EXERCISE BRIEF: Only the pictures are omitted; repeat all other data exactly.

Code that draws figures:
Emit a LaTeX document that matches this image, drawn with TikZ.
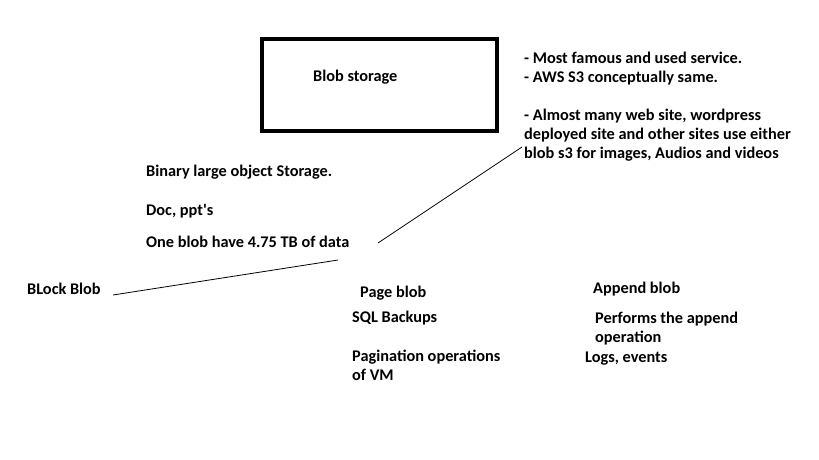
\documentclass[tikz,border=0pt]{standalone}
\usepackage{fontspec}
\setmainfont{Carlito}[Ligatures=TeXOff]
\begin{document}
\begin{tikzpicture}[x=1pt,y=-1pt,
  lbl/.style={anchor=base west,inner sep=0pt,font=\bfseries\fontsize{16.3}{19}\selectfont,align=left},
  thinline/.style={line width=0.8pt,black}]
\useasboundingbox (0,0) rectangle (819,460);
\fill[white] (0,0) rectangle (819,460);
\draw[line width=4pt] (262,39) rectangle (497,131);
\node[lbl] (blob) at (313,81.5) {Blob storage};
\node[lbl] (notes) at (524,158.5) {- Most famous and used service.\\- AWS S3 conceptually same.\\[19pt]- Almost many web site, wordpress\\deployed site and other sites use either\\blob s3 for images, Audios and videos};
\node[lbl] (bin) at (146,176.5) {Binary large object Storage.};
\node[lbl] (doc) at (146,215.5) {Doc, ppt's};
\node[lbl] (one) at (146,247.5) {One blob have 4.75 TB of data};
\node[lbl] (block) at (27,294.5) {BLock Blob};
\node[lbl] (page) at (360,297.5) {Page blob};
\node[lbl] (sql) at (352,322.5) {SQL Backups};
\node[lbl] (pag) at (352,380.5) {Pagination operations\\of VM};
\node[lbl] (append) at (593,293.5) {Append blob};
\node[lbl] (perf) at (595,342.5) {Performs the append\\operation};
\node[lbl] (logs) at (585,362.5) {Logs, events};
\coordinate (l1a) at (378,243);
\coordinate (l1b) at (522,147);
\coordinate (l2a) at (113,295);
\coordinate (l2b) at (338,260);
\draw[thinline] (l1a) -- (l1b);
\draw[thinline] (l2a) -- (l2b);
\end{tikzpicture}
\end{document}
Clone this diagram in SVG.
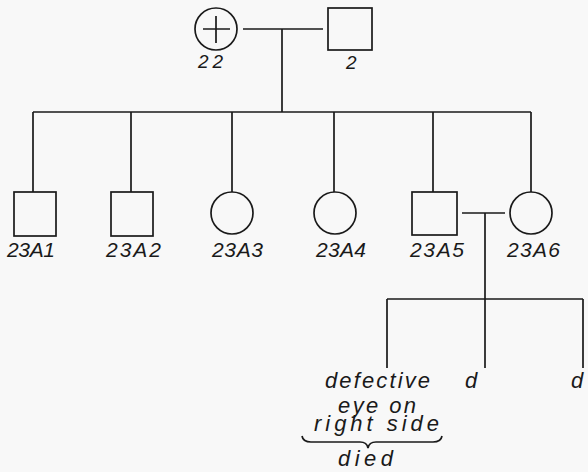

THE RESPONSE:
Emit a LaTeX document that matches this image, drawn with TikZ.
\documentclass[tikz,border=0pt]{standalone}
\usepackage{fontspec}
\setmainfont{Carlito}[Ligatures=TeXOff]
\begin{document}
\begin{tikzpicture}[x=1pt,y=-1pt,
  lbl/.style={anchor=base west,inner sep=0pt,font=\bfseries\fontsize{16.3}{19}\selectfont,align=left},
  thinline/.style={line width=0.8pt,black}]
\useasboundingbox (0,0) rectangle (819,460);
\fill[white] (0,0) rectangle (819,460);
\draw[line width=4pt] (262,39) rectangle (497,131);
\node[lbl] (blob) at (313,81.5) {Blob storage};
\node[lbl] (notes) at (524,158.5) {- Most famous and used service.\\- AWS S3 conceptually same.\\[19pt]- Almost many web site, wordpress\\deployed site and other sites use either\\blob s3 for images, Audios and videos};
\node[lbl] (bin) at (146,176.5) {Binary large object Storage.};
\node[lbl] (doc) at (146,215.5) {Doc, ppt's};
\node[lbl] (one) at (146,247.5) {One blob have 4.75 TB of data};
\node[lbl] (block) at (27,294.5) {BLock Blob};
\node[lbl] (page) at (360,297.5) {Page blob};
\node[lbl] (sql) at (352,322.5) {SQL Backups};
\node[lbl] (pag) at (352,380.5) {Pagination operations\\of VM};
\node[lbl] (append) at (593,293.5) {Append blob};
\node[lbl] (perf) at (595,342.5) {Performs the append\\operation};
\node[lbl] (logs) at (585,362.5) {Logs, events};
\coordinate (l1a) at (378,243);
\coordinate (l1b) at (522,147);
\coordinate (l2a) at (113,295);
\coordinate (l2b) at (338,260);
\draw[thinline] (l1a) -- (l1b);
\draw[thinline] (l2a) -- (l2b);
\end{tikzpicture}
\end{document}
Clone this diagram in SVG.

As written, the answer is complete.